Ca respire difficilement mais ça se tient toujours. La Caisse d’Epargne se fait fracasser et tandis qu’à 30 mètres la BAC nous poursuit et qu’on se fait gazer à mort, de gigas feux au croisement de Rue des Faures sont toujours allumés. Le cortège prend rue des Menuts, on observe la BAC se balader dans les rues parallèles mais on se sent pas trop inquiet, ça chante toujours à fond « ACAB ». Alors qu’on revient sur la place St-Michel, on recroise quelques bouts du cortège qui s’étaient un peu dispersés dû aux gazs.
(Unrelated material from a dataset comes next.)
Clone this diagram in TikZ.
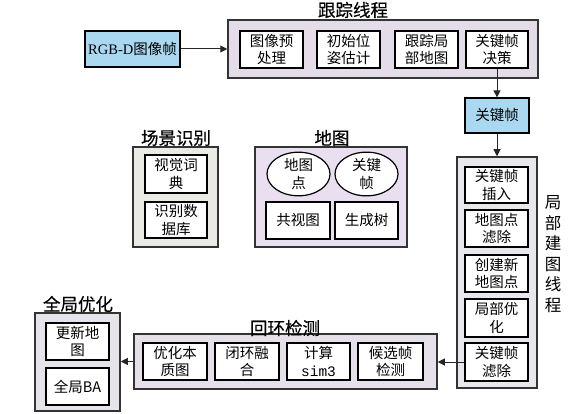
\documentclass[tikz,border=0pt]{standalone}
\usepackage{fontspec}
\setmainfont{Noto Sans CJK SC}
\newfontfamily\serifl{Liberation Serif}
\newfontfamily\monol{Liberation Mono}
\newfontfamily\titlef[FakeBold=0.3]{Noto Sans CJK SC}
\usetikzlibrary{arrows.meta,shapes.geometric}
\definecolor{kblue}{HTML}{A9D8F0}
\definecolor{ctrack}{HTML}{E4DCE8}
\definecolor{clocal}{HTML}{E8E7EC}
\definecolor{cscene}{HTML}{ECEAE4}
\definecolor{cmap}{HTML}{EADFF0}
\definecolor{cglobal}{HTML}{E7E3EB}
\definecolor{cloop}{HTML}{E6E0EA}
\tikzset{
  outer/.style={draw=black!80, line width=1.5pt, inner sep=0pt},
  inbox/.style={draw=black, line width=1.2pt, fill=white, align=center, inner sep=0pt,
    font=\fontsize{14.5}{17.5}\selectfont},
  inell/.style={inbox, ellipse},
  title/.style={font=\titlef\fontsize{17.5}{19}\selectfont, inner sep=0pt},
  arr/.style={-{Triangle[length=7pt,width=7pt]}, line width=1pt, draw=black!85},
}
\newcommand{\bx}[7]{% name, style, x1,y1,x2,y2, text
  \node[#2, minimum width={(#5-#3)*1pt}, minimum height={(#6-#4)*1pt}] (#1) at ({(#3+#5)/2},{(#4+#6)/2}) {#7};}
\begin{document}
\begin{tikzpicture}[x=1pt,y=-1pt]
\useasboundingbox (0,0) rectangle (572,414);
% tracking
\bx{rgb}{inbox,fill=kblue}{85}{31}{180}{67}{{\serifl RGB-D}图像帧}
\bx{track}{outer,fill=ctrack}{228}{20}{538}{78}{}
\node[title] (ttrack) at (353,10) {跟踪线程};
\bx{t1}{inbox}{240}{31}{303}{68}{图像预\\处理}
\bx{t2}{inbox}{317}{31}{380}{68}{初始位\\姿估计}
\bx{t3}{inbox}{395}{31}{458}{68}{跟踪局\\部地图}
\bx{t4}{inbox}{466}{31}{528}{68}{关键帧\\决策}
\bx{kf}{inbox,fill=kblue}{465}{98}{529}{133}{关键帧}
% local mapping
\bx{local}{outer,fill=clocal}{457}{157}{537}{388}{}
\bx{l1}{inbox}{465}{167}{528}{203}{关键帧\\插入}
\bx{l2}{inbox}{465}{210}{528}{247}{地图点\\滤除}
\bx{l3}{inbox}{465}{255}{528}{292}{创建新\\地图点}
\bx{l4}{inbox}{465}{299}{528}{337}{局部优\\化}
\bx{l5}{inbox}{465}{343}{528}{381}{关键帧\\滤除}
\node[title, align=center, font=\fontsize{16.5}{20.5}\selectfont] (tlocal) at (553,254) {局\\部\\建\\图\\线\\程};
% scene recognition
\bx{scene}{outer,fill=cscene}{133}{147}{218}{247}{}
\node[title] (tscene) at (176,138) {场景识别};
\bx{s1}{inbox}{145}{155}{207}{193}{视觉词\\典}
\bx{s2}{inbox}{145}{202}{207}{238}{识别数\\据库}
% map
\bx{map}{outer,fill=cmap}{255}{147}{407}{247}{}
\node[title] (tmap) at (332,138) {地图};
\bx{e1}{inell}{267}{153}{330}{195}{地图\\点}
\bx{e2}{inell}{335}{153}{398}{195}{关键\\帧}
\bx{m1}{inbox}{266}{202}{330}{239}{共视图}
\bx{m2}{inbox}{335}{202}{398}{239}{生成树}
% loop closing
\bx{loop}{outer,fill=cloop}{134}{334}{437}{389}{}
\node[title] (tloop) at (285,328) {回环检测};
\bx{c1}{inbox}{143}{343}{207}{380}{优化本\\质图}
\bx{c2}{inbox}{215}{343}{279}{380}{闭环融\\合}
\bx{c3}{inbox}{287}{343}{350}{380}{计算\\{\monol sim3}}
\bx{c4}{inbox}{358}{343}{423}{380}{候选帧\\检测}
% global
\bx{global}{outer,fill=cglobal}{35}{313}{120}{411}{}
\node[title] (tglobal) at (78,304) {全局优化};
\bx{g1}{inbox}{46}{323}{109}{360}{更新地\\图}
\bx{g2}{inbox}{46}{368}{109}{405}{全局BA}
% arrows
\draw[arr] (rgb.east) -- (rgb.east -| track.west);
\draw[arr] (t4.south) -- (kf.north);
\draw[arr] (kf.south) -- (kf.south |- local.north);
\draw[arr] (l5.west) -- (l5.west -| loop.east);
\draw[arr] (loop.west) -- (loop.west -| global.east);
\end{tikzpicture}
\end{document}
La détermination est telle que nous nous dirigeons joyeusement vers la place des Capucins. Alors qu’il n’y a pas de flics à l’horizon, le cortège se met à chanter « Ola la, Olé lé, mais qu’est-ce qui s’est passé ? La mairie a brûlé ! Ola la, Olé lé, mais qu’est-ce qui va s’passer ? Le comico va brûler ! ». De manière spontanée, des poubelles sont alors ammoncelées sur la porte du Commissariat des Capucins. Comme quoi, la détermination est à son comble à Bordeaux et la répression de ces dernières semaines ne fait peur à personne. L’ambiance et les impressions sont bonnes, quelque chose de beau est en train de naître. Malheureusement, la tentative d’incendie est avortée car le cortège reçoit de forts gazs et que les flics ne sont plus très loin.

Il ne reste alors plus trop grand monde. Un petit contigent soucieux de rendre honneur aux beaux moments passés sur la place de la Victoire s’en va donc vers celle-ci et fait retentir les derniers feux d’artifices dans le ciel, signe d’une belle soirée pré-insurrectionnelle.

Conseils pour les prochaines manifestations : Il semble important de noter que l’on se fait souvent trop vite disperser dans les gazs lacrymos, et ce malgré le fait que les gens commencent à comprendre qu’il ne sert à rien de trop courir car cela provoque des mouvements de foule plutôt flippant. Afin de perséverer dans ces nouvelles manières que l’on a de bouger collectivement et qu’on commence à plutôt bien gérer, pensons à ramener pour soi et chacun.e des lunettes et des masques (ffp2, ffp3) pour tenir dans les gazs et que nos manifestations méga-joyeuses puissent durer un peu plus longtemps.